Copy each line of the data below exactly, leaving out pictures.

§ §

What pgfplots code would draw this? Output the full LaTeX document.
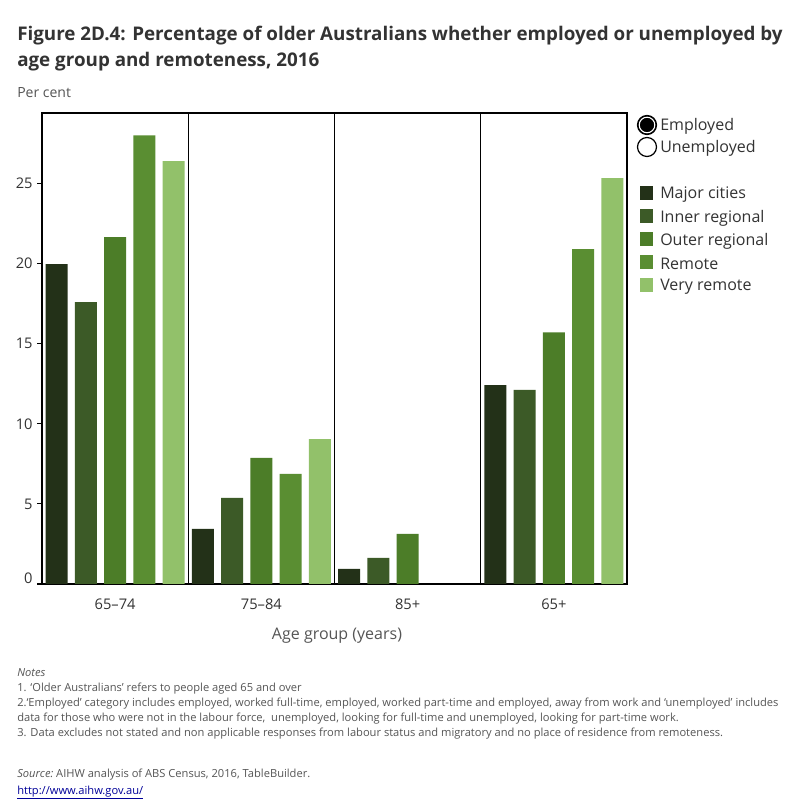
\documentclass[border=0pt]{standalone}
\usepackage{pgfplots}
\pgfplotsset{compat=1.18}
\usepackage{fontspec}
\setmainfont{Open Sans}
\definecolor{c1}{HTML}{233118}
\definecolor{c2}{HTML}{3C5A27}
\definecolor{c3}{HTML}{4C7D28}
\definecolor{c4}{HTML}{5A8E32}
\definecolor{c5}{HTML}{92C16A}
\definecolor{txt}{HTML}{333333}
\definecolor{gtxt}{HTML}{555555}
\begin{document}
\begin{tikzpicture}
\begin{scope}[x=0.75pt,y=0.75pt]
\path[fill=white] (0,0) rectangle (800,800);
% title
\node[anchor=base west,inner sep=0,text=txt] at (17,759) {\fontsize{14.1pt}{17pt}\selectfont\bfseries Figure 2D.4: Percentage of older Australians whether employed or unemployed by};
\node[anchor=base west,inner sep=0,text=txt] at (17,733) {\fontsize{14.1pt}{17pt}\selectfont\bfseries age group and remoteness, 2016};
\node[anchor=base west,inner sep=0,text=gtxt] at (17,702) {\fontsize{10.5pt}{12pt}\selectfont Per cent};
\node[text=gtxt] at (337,164) {\fontsize{12pt}{14pt}\selectfont Age group (years)};
% legend: shapes
\draw[black, line width=0.9pt, fill=black] (647,675) circle (9.5);
\draw[white, line width=0.8pt] (647,675) circle (7.8);
\draw[black, line width=0.9pt, fill=white] (647,653) circle (9.5);
\node[anchor=west,inner sep=0,text=txt] at (660,674) {\fontsize{12pt}{14pt}\selectfont Employed};
\node[anchor=west,inner sep=0,text=txt] at (660,652) {\fontsize{12pt}{14pt}\selectfont Unemployed};
% legend: colours
\foreach \c/\yy/\t in {c1/607/Major cities, c2/584/Inner regional, c3/561/Outer regional, c4/538/Remote, c5/515/Very remote}{
  \fill[\c] (640,\yy-7) rectangle (653,\yy+7);
  \node[anchor=west,inner sep=0,text=txt] at (660,\yy-2) {\fontsize{12pt}{14pt}\selectfont \t};
}
% notes
\begin{scope}[every node/.style={anchor=base west,inner sep=0,text=gtxt,font=\fontsize{8.35pt}{9.5pt}\selectfont}]
\node at (17,123) {\itshape Notes};
\node at (17,108) {1. ‘Older Australians’ refers to people aged 65 and over};
\node at (17,93) {2.‘Employed’ category includes employed, worked full-time, employed, worked part-time and employed, away from work and ‘unemployed’ includes};
\node at (17,78) {data for those who were not in the labour force,\ \ unemployed, looking for full-time and unemployed, looking for part-time work.};
\node at (17,63) {3. Data excludes not stated and non applicable responses from labour status and migratory and no place of residence from remoteness.};
\node at (17,22) {\itshape Source:\upshape\ AIHW analysis of ABS Census, 2016, TableBuilder.};
\node[text=blue!60!black] at (17,6) {\underline{http://www.aihw.gov.au/}};
\end{scope}
\draw[black, line width=0.9pt] (37,216) -- (42,216);
\end{scope}
\begin{axis}[
  at={(31.5pt,162pt)}, anchor=south west,
  scale only axis, width=438.75pt, height=353.25pt,
  xmin=0, xmax=20, ymin=0, ymax=29.4,
  axis line style={black, line width=0.9pt},
  ybar, bar width=0.75, bar shift=0pt,
  xtick={2.5,7.5,12.5,17.5},
  xticklabels={65--74,75--84,85+,65+},
  major x tick style={draw=none},
  xticklabel style={text=txt, font=\fontsize{11pt}{13pt}\selectfont, yshift=-4pt},
  extra x ticks={5,10,15},
  extra x tick labels={},
  extra x tick style={grid=major, major grid style={black, line width=0.9pt}, major tick length=0pt},
  ytick={0,5,10,15,20,25},
  yticklabels={\raisebox{8pt}{0},5,10,15,20,25},
  ytick pos=left, tick align=outside, major tick length=3.5pt,
  y tick style={black, line width=0.6pt},
  yticklabel style={text=txt, font=\fontsize{11pt}{13pt}\selectfont},
  /pgf/number format/assume math mode=true,
  clip=false,
]
\addplot[fill=c1, draw=none] coordinates {(0.5,19.96) (5.5,3.44) (10.5,0.94) (15.5,12.42)};
\addplot[fill=c2, draw=none] coordinates {(1.5,17.6) (6.5,5.37) (11.5,1.63) (16.5,12.11)};
\addplot[fill=c3, draw=none] coordinates {(2.5,21.65) (7.5,7.87) (12.5,3.13) (17.5,15.7)};
\addplot[fill=c4, draw=none] coordinates {(3.5,28.0) (8.5,6.87) (18.5,20.9)};
\addplot[fill=c5, draw=none] coordinates {(4.5,26.4) (9.5,9.05) (19.5,25.33)};
\end{axis}
\end{tikzpicture}
\end{document}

§ §

- [Exercise solution]
What pgfplots code would draw this? Output the full LaTeX document.
\documentclass[border=0pt]{standalone}
\usepackage{pgfplots}
\pgfplotsset{compat=1.18}
\usepackage{fontspec}
\setmainfont{Open Sans}
\definecolor{c1}{HTML}{233118}
\definecolor{c2}{HTML}{3C5A27}
\definecolor{c3}{HTML}{4C7D28}
\definecolor{c4}{HTML}{5A8E32}
\definecolor{c5}{HTML}{92C16A}
\definecolor{txt}{HTML}{333333}
\definecolor{gtxt}{HTML}{555555}
\begin{document}
\begin{tikzpicture}
\begin{scope}[x=0.75pt,y=0.75pt]
\path[fill=white] (0,0) rectangle (800,800);
% title
\node[anchor=base west,inner sep=0,text=txt] at (17,759) {\fontsize{14.1pt}{17pt}\selectfont\bfseries Figure 2D.4: Percentage of older Australians whether employed or unemployed by};
\node[anchor=base west,inner sep=0,text=txt] at (17,733) {\fontsize{14.1pt}{17pt}\selectfont\bfseries age group and remoteness, 2016};
\node[anchor=base west,inner sep=0,text=gtxt] at (17,702) {\fontsize{10.5pt}{12pt}\selectfont Per cent};
\node[text=gtxt] at (337,164) {\fontsize{12pt}{14pt}\selectfont Age group (years)};
% legend: shapes
\draw[black, line width=0.9pt, fill=black] (647,675) circle (9.5);
\draw[white, line width=0.8pt] (647,675) circle (7.8);
\draw[black, line width=0.9pt, fill=white] (647,653) circle (9.5);
\node[anchor=west,inner sep=0,text=txt] at (660,674) {\fontsize{12pt}{14pt}\selectfont Employed};
\node[anchor=west,inner sep=0,text=txt] at (660,652) {\fontsize{12pt}{14pt}\selectfont Unemployed};
% legend: colours
\foreach \c/\yy/\t in {c1/607/Major cities, c2/584/Inner regional, c3/561/Outer regional, c4/538/Remote, c5/515/Very remote}{
  \fill[\c] (640,\yy-7) rectangle (653,\yy+7);
  \node[anchor=west,inner sep=0,text=txt] at (660,\yy-2) {\fontsize{12pt}{14pt}\selectfont \t};
}
% notes
\begin{scope}[every node/.style={anchor=base west,inner sep=0,text=gtxt,font=\fontsize{8.35pt}{9.5pt}\selectfont}]
\node at (17,123) {\itshape Notes};
\node at (17,108) {1. ‘Older Australians’ refers to people aged 65 and over};
\node at (17,93) {2.‘Employed’ category includes employed, worked full-time, employed, worked part-time and employed, away from work and ‘unemployed’ includes};
\node at (17,78) {data for those who were not in the labour force,\ \ unemployed, looking for full-time and unemployed, looking for part-time work.};
\node at (17,63) {3. Data excludes not stated and non applicable responses from labour status and migratory and no place of residence from remoteness.};
\node at (17,22) {\itshape Source:\upshape\ AIHW analysis of ABS Census, 2016, TableBuilder.};
\node[text=blue!60!black] at (17,6) {\underline{http://www.aihw.gov.au/}};
\end{scope}
\draw[black, line width=0.9pt] (37,216) -- (42,216);
\end{scope}
\begin{axis}[
  at={(31.5pt,162pt)}, anchor=south west,
  scale only axis, width=438.75pt, height=353.25pt,
  xmin=0, xmax=20, ymin=0, ymax=29.4,
  axis line style={black, line width=0.9pt},
  ybar, bar width=0.75, bar shift=0pt,
  xtick={2.5,7.5,12.5,17.5},
  xticklabels={65--74,75--84,85+,65+},
  major x tick style={draw=none},
  xticklabel style={text=txt, font=\fontsize{11pt}{13pt}\selectfont, yshift=-4pt},
  extra x ticks={5,10,15},
  extra x tick labels={},
  extra x tick style={grid=major, major grid style={black, line width=0.9pt}, major tick length=0pt},
  ytick={0,5,10,15,20,25},
  yticklabels={\raisebox{8pt}{0},5,10,15,20,25},
  ytick pos=left, tick align=outside, major tick length=3.5pt,
  y tick style={black, line width=0.6pt},
  yticklabel style={text=txt, font=\fontsize{11pt}{13pt}\selectfont},
  /pgf/number format/assume math mode=true,
  clip=false,
]
\addplot[fill=c1, draw=none] coordinates {(0.5,19.96) (5.5,3.44) (10.5,0.94) (15.5,12.42)};
\addplot[fill=c2, draw=none] coordinates {(1.5,17.6) (6.5,5.37) (11.5,1.63) (16.5,12.11)};
\addplot[fill=c3, draw=none] coordinates {(2.5,21.65) (7.5,7.87) (12.5,3.13) (17.5,15.7)};
\addplot[fill=c4, draw=none] coordinates {(3.5,28.0) (8.5,6.87) (18.5,20.9)};
\addplot[fill=c5, draw=none] coordinates {(4.5,26.4) (9.5,9.05) (19.5,25.33)};
\end{axis}
\end{tikzpicture}
\end{document}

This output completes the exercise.